Against the odds

When I embarked on the campaign this year, my biggest fear was the influx of cash after the Citizens United decision. I was working with House races, and we saw in 2010 how SuperPACs came into races like the CA-03 and just decimated the competition.

If you haven’t listened to “Take the Money and Run for Office” from This American Life that tells the story of that race, it’s worth a few minutes.

So, when we got to 2012, the landscape looked challenging, to say the least. With MoveOn’s coordinated campaign’s team, we were looking to endorse a few Senators and about forty House candidates who responded to the 99Elect questionnaire and who won a majority of votes from MoveOn members in the state or district.

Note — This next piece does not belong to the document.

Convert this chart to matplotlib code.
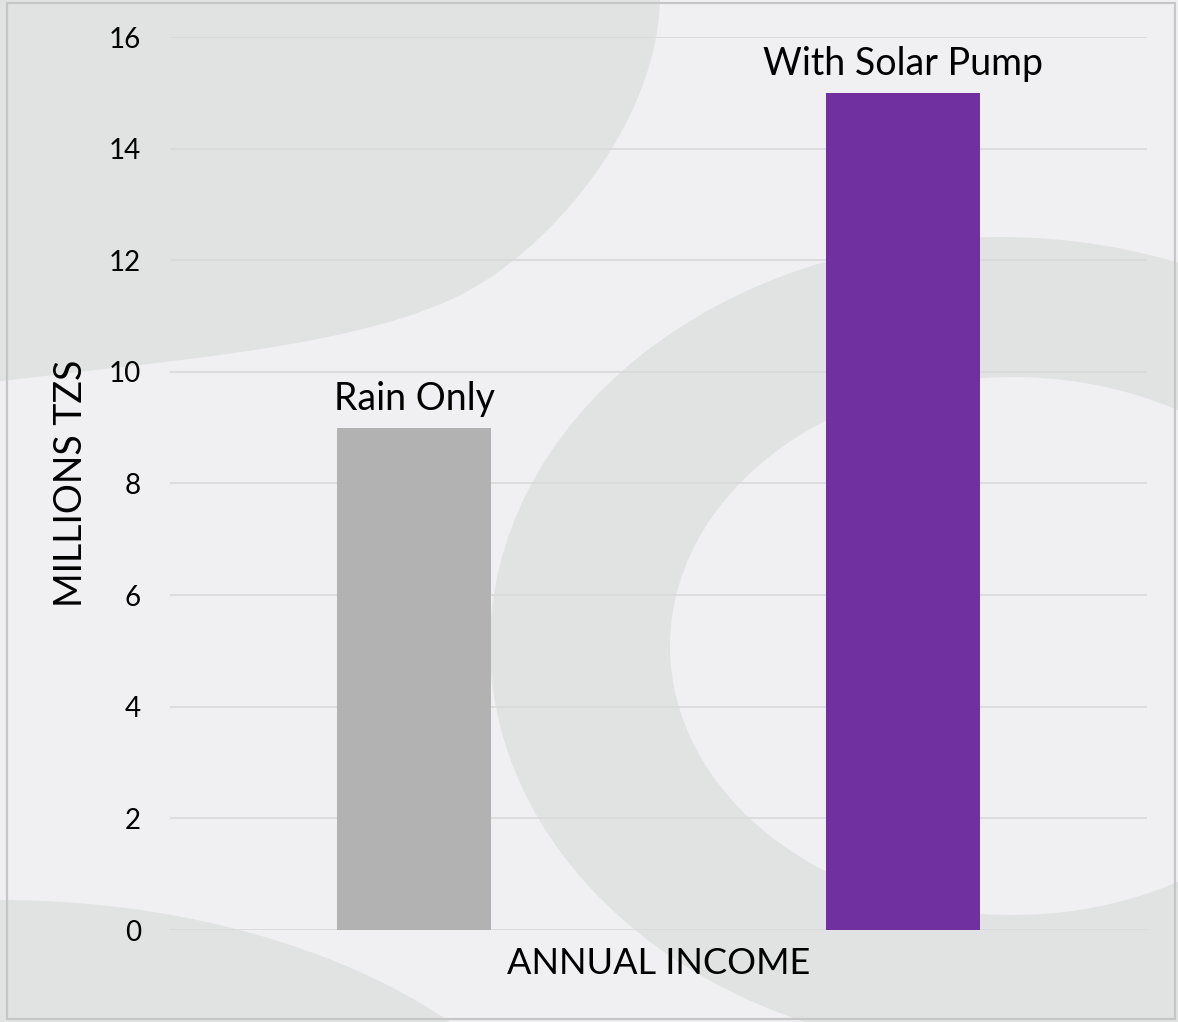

We knew that in many cases we would be outspent 10 to 1, but we had no idea what lengths outside groups would go to try to take down their opponents. In Ohio, alone, the GOP spent $40 million dollars to try to unseat Sherrod Brown. But, some of the House races were even more incredible by comparison, setting records for spending.

The interesting development is that for the first time in a long time, a few candidates emerged victorious in spite of being outspent. For example, in the case of Sherrod Brown, the spending just didn’t work: (Gannett)

“A lot of groups spent a lot of money and got bumkis for it,” said Kathy Kiely, managing editor for reporting at the Sunlight Foundation, a nonpartisan good-government group that analyzed the impact of outside spending on the 2012 election.

There are lot of reasons why Sherrod Brown won, including but not limited to the fact that he is a real champion for the auto industry in Ohio. However, as Kiely goes on to warn:

“There were plenty of big check writers in this race,” Kiely said. “It’s not like all the outside money there went for naught.”

We may have found the saturation point for spending on ads and ‘air assault’ campaigning, but that doesn’t mean that we are safe in the future from the time-tested maxim that “money wins elections.

This election was truly a win for organizing. In many races around the country and in the Presidential race, good old fashioned face-to-face contact (with very specific people who were identified through very sophisticated analysis of voter data) won the day. CNN explains the advantage of Democrats over Republicans in field work:

“When it comes to the use of voter data and analytics, the two sides appear to be as unmatched as they have ever been on a specific electioneering tactic in the modern campaign era,” Sasha Issenberg, a journalist and an expert in the science of campaigning, wrote just days before the election proved him right. “No party ever has ever had such a durable structural advantage over the other on polling, making television ads, or fundraising, for example.”

As proud as we can and should be about this victory, we can’t rest on our laurels.

Elections decide the direction of the future and when so much is at stake, people don’t make the same mistakes twice. It’s time to turn our attention to getting money out of politics once and for all. The campaign to undo Citizens United will be long and difficult. If we learned anything from this cycle, it’s that sometimes you can win against the odds.